Modern software development demands flexibility. Teams frequently work across multiple environments, including local machines, staging servers, cloud-based containers, and production systems. Every environment brings unique challenges, like dependency mismatches, differing configurations, or unexpected compatibility issues. The concept of being "environment agnostic"is gaining traction among development teams, promising smoother workflows and fewer bottlenecks.
What Does It Mean to Be Environment Agnostic?
An environment-agnostic team builds systems and workflows that operate consistently across different environments. Whether running on a developer’s laptop, a test server, or in production, the application behaves predictably. This approach minimizes surprises and ensures a seamless transition between all stages of development and deployment.
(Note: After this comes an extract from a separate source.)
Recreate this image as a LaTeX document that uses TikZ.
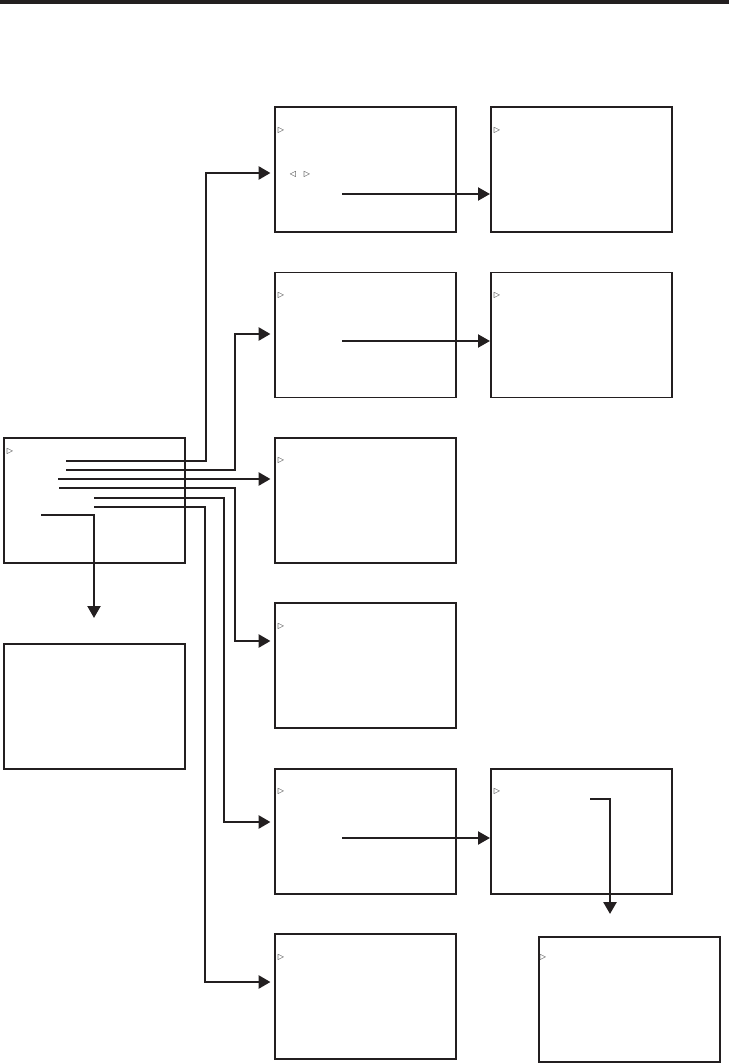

Key characteristics of an environment-agnostic system include:
- Isolated Dependency Management: Each environment operates independently of the global system’s configuration.
- Consistent Runtime Environments: Application behavior doesn’t change due to host operating systems or settings.
- Easy Replication: Any developer on the team can replicate the environment without lengthy setup processes.
- Stateless Architecture: Applications and services store minimal or no state locally, allowing them to fit into any environment seamlessly.
Why Development Teams Need an Environment-Agnostic Approach
Dependency mismatches and configuration drift are some of the most frequent and frustrating blockers in development. These issues slow down teams, produce hard-to-debug errors, and increase the time between idea and release.
An environment-agnostic workflow solves these by ensuring that:
- Predictability Improves: The code works the same everywhere, reducing time spent troubleshooting inconsistencies.
- Collaboration Becomes Easier: Team members don't waste time unblocking each other due to environment-specific problems.
- Scale is Simplified: Scaling applications across multiple servers or containers becomes more reliable without hardcoded dependencies.
- Deployment is Streamlined: Developers can confidently deploy code, knowing it won’t break in production because of environmental gaps.
When development teams prioritize being environment agnostic, they gain operational stability, minimize manual intervention, and speed up iteration cycles.